— begin The records —

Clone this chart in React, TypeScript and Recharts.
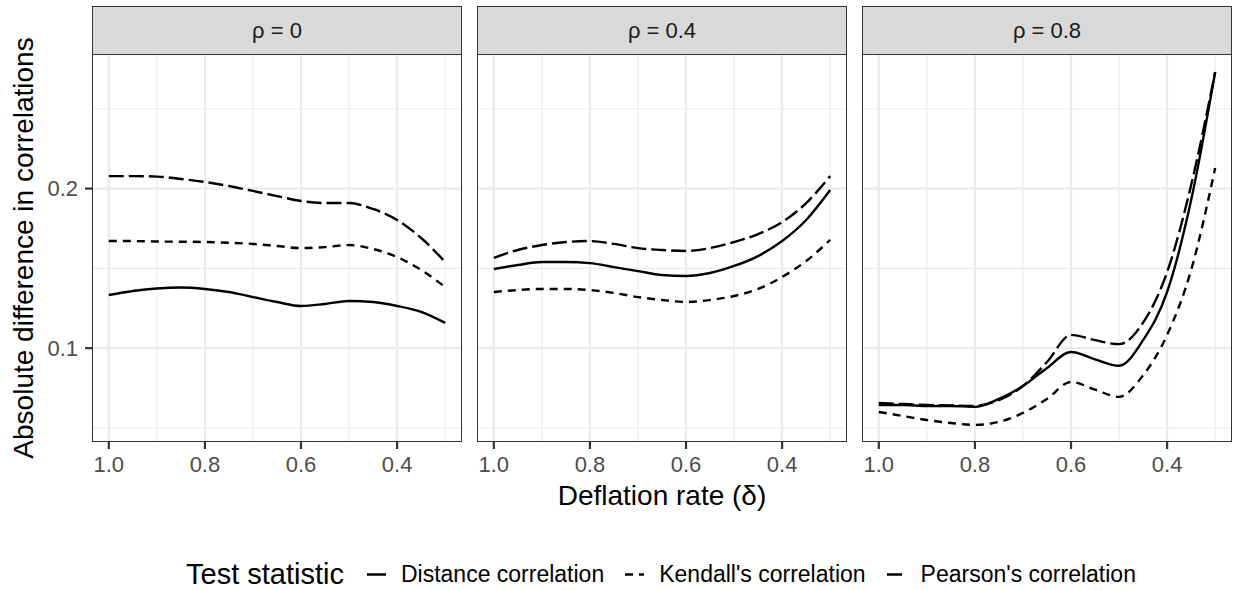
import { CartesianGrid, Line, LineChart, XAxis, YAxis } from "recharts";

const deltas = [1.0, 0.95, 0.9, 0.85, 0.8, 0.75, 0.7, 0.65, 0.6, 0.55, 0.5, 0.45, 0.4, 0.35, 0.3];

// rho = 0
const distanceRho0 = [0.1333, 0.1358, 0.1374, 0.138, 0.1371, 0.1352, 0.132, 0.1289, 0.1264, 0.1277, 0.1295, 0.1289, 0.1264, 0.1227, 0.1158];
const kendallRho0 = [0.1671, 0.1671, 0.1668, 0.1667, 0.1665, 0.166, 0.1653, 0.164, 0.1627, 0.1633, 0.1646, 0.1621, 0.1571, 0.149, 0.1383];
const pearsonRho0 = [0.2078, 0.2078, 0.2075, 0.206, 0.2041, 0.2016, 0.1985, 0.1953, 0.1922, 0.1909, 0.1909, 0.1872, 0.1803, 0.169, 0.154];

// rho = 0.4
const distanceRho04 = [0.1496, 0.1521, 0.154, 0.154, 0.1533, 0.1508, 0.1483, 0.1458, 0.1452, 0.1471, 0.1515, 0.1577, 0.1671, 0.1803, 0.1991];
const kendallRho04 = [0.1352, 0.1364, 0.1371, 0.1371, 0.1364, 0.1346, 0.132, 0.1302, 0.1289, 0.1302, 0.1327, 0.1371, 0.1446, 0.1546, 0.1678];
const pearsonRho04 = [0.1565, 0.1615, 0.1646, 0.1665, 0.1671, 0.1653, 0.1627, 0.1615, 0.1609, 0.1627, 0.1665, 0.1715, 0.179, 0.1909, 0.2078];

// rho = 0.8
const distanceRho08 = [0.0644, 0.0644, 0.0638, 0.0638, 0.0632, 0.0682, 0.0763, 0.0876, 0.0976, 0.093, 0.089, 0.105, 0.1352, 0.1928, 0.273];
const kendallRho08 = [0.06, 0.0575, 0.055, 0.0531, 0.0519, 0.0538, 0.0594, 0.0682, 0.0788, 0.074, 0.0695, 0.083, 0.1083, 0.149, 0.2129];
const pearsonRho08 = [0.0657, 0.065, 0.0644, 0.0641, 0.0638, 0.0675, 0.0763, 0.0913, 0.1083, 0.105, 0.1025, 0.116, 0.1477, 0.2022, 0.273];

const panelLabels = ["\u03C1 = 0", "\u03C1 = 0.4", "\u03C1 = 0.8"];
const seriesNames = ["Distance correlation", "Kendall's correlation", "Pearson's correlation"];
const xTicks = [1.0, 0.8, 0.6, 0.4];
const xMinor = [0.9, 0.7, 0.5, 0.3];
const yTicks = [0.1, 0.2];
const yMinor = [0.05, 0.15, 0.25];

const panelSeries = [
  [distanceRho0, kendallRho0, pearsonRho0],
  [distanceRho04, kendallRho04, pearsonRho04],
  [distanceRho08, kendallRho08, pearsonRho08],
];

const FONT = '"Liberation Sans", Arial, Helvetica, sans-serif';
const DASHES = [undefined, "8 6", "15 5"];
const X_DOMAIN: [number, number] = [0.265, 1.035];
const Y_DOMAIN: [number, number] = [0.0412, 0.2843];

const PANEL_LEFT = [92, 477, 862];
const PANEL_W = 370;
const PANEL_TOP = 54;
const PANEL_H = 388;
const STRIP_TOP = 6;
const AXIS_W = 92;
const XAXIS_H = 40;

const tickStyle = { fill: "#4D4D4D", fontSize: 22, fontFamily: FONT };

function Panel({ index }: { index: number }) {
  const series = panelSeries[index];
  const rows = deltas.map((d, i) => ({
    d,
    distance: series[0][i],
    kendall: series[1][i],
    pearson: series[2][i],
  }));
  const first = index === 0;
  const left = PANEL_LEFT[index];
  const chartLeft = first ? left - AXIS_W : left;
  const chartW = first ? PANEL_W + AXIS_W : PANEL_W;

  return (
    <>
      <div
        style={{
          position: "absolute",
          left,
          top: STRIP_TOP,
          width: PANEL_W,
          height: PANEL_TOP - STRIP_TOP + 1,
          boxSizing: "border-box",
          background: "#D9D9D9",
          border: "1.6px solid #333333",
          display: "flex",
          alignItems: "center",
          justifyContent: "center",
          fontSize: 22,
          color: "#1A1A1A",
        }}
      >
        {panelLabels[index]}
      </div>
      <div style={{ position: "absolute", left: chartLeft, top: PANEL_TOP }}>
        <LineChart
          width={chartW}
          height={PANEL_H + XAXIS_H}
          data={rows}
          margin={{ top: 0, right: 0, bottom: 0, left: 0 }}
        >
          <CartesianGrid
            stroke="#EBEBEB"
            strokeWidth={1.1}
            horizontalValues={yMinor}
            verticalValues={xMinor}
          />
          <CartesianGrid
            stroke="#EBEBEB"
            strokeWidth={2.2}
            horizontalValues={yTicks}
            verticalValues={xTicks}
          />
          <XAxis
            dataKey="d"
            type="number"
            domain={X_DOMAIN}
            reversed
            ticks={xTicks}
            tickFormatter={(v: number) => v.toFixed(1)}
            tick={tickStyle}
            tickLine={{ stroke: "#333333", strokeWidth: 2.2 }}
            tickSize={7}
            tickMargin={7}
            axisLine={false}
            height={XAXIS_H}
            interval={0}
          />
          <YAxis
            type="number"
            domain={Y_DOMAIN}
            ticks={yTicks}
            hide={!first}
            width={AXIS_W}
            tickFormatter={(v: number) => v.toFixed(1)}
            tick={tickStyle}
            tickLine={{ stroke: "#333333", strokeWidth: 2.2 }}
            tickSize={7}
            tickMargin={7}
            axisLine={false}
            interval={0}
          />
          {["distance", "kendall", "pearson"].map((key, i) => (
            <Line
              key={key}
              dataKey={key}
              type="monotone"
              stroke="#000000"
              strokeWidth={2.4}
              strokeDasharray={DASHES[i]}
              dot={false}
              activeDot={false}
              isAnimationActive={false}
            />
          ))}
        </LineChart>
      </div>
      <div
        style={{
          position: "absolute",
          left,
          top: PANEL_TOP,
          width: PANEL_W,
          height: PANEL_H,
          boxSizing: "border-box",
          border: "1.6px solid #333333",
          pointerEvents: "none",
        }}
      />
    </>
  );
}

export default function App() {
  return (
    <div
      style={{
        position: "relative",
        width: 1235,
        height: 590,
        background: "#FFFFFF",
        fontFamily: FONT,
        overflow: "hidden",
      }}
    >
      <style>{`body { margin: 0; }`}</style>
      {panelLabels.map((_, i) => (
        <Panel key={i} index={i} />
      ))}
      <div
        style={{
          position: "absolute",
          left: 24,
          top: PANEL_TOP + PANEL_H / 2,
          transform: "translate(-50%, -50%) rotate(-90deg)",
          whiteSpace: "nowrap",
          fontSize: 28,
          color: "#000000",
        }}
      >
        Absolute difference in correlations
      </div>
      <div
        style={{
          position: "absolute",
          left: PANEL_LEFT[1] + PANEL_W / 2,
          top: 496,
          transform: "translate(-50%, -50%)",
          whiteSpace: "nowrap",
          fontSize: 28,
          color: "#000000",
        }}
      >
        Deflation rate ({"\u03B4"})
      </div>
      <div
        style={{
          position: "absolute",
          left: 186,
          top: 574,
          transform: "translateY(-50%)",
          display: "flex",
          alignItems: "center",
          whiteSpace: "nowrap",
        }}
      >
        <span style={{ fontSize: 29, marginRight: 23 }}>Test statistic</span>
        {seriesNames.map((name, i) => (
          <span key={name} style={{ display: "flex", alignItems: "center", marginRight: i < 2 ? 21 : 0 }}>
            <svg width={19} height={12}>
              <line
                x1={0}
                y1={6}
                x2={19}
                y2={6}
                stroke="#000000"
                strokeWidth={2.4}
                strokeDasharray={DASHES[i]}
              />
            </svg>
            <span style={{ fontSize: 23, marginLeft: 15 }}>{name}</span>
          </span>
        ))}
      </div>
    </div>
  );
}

— end The records —
— begin The records —

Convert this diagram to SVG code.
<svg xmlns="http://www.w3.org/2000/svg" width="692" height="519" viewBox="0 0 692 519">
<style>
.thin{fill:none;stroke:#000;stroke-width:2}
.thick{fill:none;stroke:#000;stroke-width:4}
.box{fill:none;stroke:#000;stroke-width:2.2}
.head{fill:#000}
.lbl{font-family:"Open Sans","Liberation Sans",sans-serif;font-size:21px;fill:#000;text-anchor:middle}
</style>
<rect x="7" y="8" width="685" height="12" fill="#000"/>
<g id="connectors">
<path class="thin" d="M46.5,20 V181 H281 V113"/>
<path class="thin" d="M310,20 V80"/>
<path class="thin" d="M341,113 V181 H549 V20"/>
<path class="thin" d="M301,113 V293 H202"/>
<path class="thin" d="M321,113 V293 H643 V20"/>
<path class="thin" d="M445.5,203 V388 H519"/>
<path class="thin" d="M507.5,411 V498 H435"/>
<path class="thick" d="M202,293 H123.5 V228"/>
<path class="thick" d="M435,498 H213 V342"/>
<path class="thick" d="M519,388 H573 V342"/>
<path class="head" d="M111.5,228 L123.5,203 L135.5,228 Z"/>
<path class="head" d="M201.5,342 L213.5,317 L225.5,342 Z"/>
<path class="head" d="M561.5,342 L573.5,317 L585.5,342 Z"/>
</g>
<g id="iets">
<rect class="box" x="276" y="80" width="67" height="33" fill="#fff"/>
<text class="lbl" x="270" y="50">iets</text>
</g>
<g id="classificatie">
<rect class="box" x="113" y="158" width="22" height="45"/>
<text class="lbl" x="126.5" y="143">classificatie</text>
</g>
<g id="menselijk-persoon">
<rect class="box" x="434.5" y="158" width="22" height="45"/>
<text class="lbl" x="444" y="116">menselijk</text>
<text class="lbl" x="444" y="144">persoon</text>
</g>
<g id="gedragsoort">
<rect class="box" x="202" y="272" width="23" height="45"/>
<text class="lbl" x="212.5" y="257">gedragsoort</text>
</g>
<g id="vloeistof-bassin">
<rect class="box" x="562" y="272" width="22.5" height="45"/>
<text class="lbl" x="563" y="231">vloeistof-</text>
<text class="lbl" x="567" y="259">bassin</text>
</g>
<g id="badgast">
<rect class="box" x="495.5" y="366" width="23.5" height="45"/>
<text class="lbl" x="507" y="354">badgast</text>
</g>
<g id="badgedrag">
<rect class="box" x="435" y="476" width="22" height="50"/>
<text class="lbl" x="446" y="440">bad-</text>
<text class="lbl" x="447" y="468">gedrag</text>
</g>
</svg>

— end The records —

Return the material from the line containing "Clone this chart" through the line containing "0.1803, 0.169, 0.154];", exactly and in full, but without its pictures.

Clone this chart in React, TypeScript and Recharts.
import { CartesianGrid, Line, LineChart, XAxis, YAxis } from "recharts";

const deltas = [1.0, 0.95, 0.9, 0.85, 0.8, 0.75, 0.7, 0.65, 0.6, 0.55, 0.5, 0.45, 0.4, 0.35, 0.3];

// rho = 0
const distanceRho0 = [0.1333, 0.1358, 0.1374, 0.138, 0.1371, 0.1352, 0.132, 0.1289, 0.1264, 0.1277, 0.1295, 0.1289, 0.1264, 0.1227, 0.1158];
const kendallRho0 = [0.1671, 0.1671, 0.1668, 0.1667, 0.1665, 0.166, 0.1653, 0.164, 0.1627, 0.1633, 0.1646, 0.1621, 0.1571, 0.149, 0.1383];
const pearsonRho0 = [0.2078, 0.2078, 0.2075, 0.206, 0.2041, 0.2016, 0.1985, 0.1953, 0.1922, 0.1909, 0.1909, 0.1872, 0.1803, 0.169, 0.154];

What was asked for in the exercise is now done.